She quivered again. “As many as you want.”

Chapter 23

Sam nudged Becca back above deck, his eyes on her sweet ass as it moved up the narrow stairs in front of him, his mind on how she’d smiled at him when she’d first seen him. She’d been happy to see him.

He’d had women be happy to see him before. He’d had women want him. But that wanting had usually been purely sexual in nature, and although he’d reciprocated, he hadn’t spent too much time delving deeper.

Becca was different. He liked her in a bathing suit, no doubt. He also liked her with their clients. He liked her with his partners.

He liked her.

He was so lost in thought that he didn’t realize when Becca stopped, frozen in her tracks at the sight of the guy standing on the docks staring at them.

“Jase,” he heard her whisper.

Jase had gone still as stone as well. “Hey, sis.”

Becca glanced back at Sam, a look on her face that he couldn’t quite interpret. “Sorry,” she said softly. “But I’ve got to talk to him.”

Sam got that she wanted privacy for this reunion, and he should have left the area.

But f**k that. He didn’t get off the boat, but instead busied himself with the ropes, an ear cocked to the conversation behind him.

That was the thing about water. Sound carried. Voices carried. From the middle of the harbor on a still day, he’d once heard a conversation between two illicit lovers in a cove, clear as a bell.

“How did you find me?” Becca asked.

“Remember how you made me upload that Find Your Friends app so you could always see where I was?” he asked. “That thing goes both ways.”

Becca stared at him. “So all this time I thought I was free, you knew exactly where I was. Why are you here, Jase?”

“Maybe I missed you,” he said.

Becca stared into her brother’s face, looking like she didn’t buy that excuse one bit. “Your eyes aren’t yours,” she finally said.

“What the hell does that mean?” Jase asked.

Becca stared at him for another beat, then took a step back, her voice shaky. “Damn you, Jase. You promised.”

At this, Jase shoved his hands into his pockets and hunched his shoulders, staring out on the water, mouth grim. “Yeah, well, you know I’ve never been good at keeping promises.”

She made a sound of disbelief. “So that’s it, your whole explanation?” she asked. “You’re not good at promises, so that frees you up to not keep them? For God’s sake, Jase, grow up!”

Sam couldn’t help but think of his dad. Becca had been nothing but accepting of his dad. It told him there was much more to this story.

Jase closed his eyes, like looking at her was too painful. “I’ve never been as strong as you,” he said. “You expecting different from me is like . . . believing in Santa Claus until sixth grade.”

Becca let out a mirthless laugh. “I didn’t believe in Santa that long,” she said. “I only pretended—for you.”

Jase’s gaze snapped to Becca’s.

“Yeah,” she said. “You wanted to believe so bad, I kept up the pretense.
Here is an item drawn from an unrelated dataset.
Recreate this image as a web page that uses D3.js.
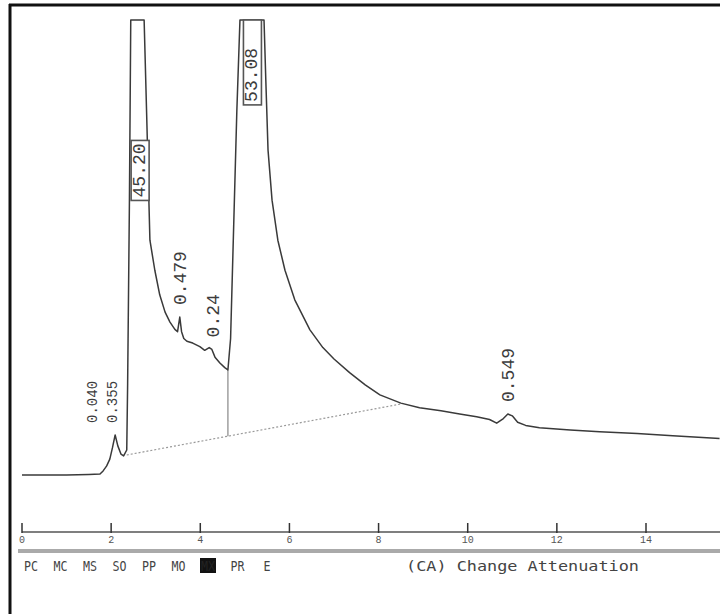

For you. You idiot.” She gave him a shove that might have landed him in the water if he hadn’t been on his toes.

“Jesus, Bex.”

“You promised me,” she said fiercely with another shove. “You promised me you could do this, get through rehab, stay clean. You wanted a life, you said, your own life. You weren’t going to need me, lean on me; you were going to do this on your own.”

“And you said you were drowning from trying to save me,” Jase snapped, just as fiercely. “You said you couldn’t breathe. Christ, Bex, what was I supposed to do with that?”

“So you lied to me?”

“No. No,” he repeated when Becca made a sound of soft angst, and then he reached for her.

She evaded, stabbing a finger into his chest. “I tried to save you,” she said. “God, I tried. For years, Jase.”

“I know,” her brother whispered.

Another sound ripped from Becca’s throat and tore Sam in two. This was killing her slowly, and he wanted, needed, to fix it for her.

“So why are you here?” Becca asked her brother. “Why now?”

Jase looked away.

“Truth, Jase,” she implored. “You owe me that.”

He nodded, a muscle twitching in his jaw. “My concert’s tonight, in Seattle. I was hoping to get my big sis to play with me.”

“Oh, my God. You’re kidding, right?” She stared into her brother’s face and let out another mirthless laugh. “You’re not kidding. You actually think I can—” She laughed again and bent over at the waist. “My throat’s closing up,” she said to her knees. “Hopefully I’ll suffocate quick.”

Jase actually smiled. “Still dramatic.”

Becca whipped upright, eyes flashing at him. “Don’t do that. Don’t you dare make me feel like it’s all in my head.”

“It is all in your head,” Jase said. “That’s what stage fright is. Ignore it.”

“You can’t ignore a panic attack,” she said through her teeth.


“No. Damn it! See, this is why I left. Look, I get that you don’t believe in panic, that you never even feel nerves before a show at all. I don’t know if that’s because you truly never get nervous or if you’ve been self-medicating so long that you can’t feel it!”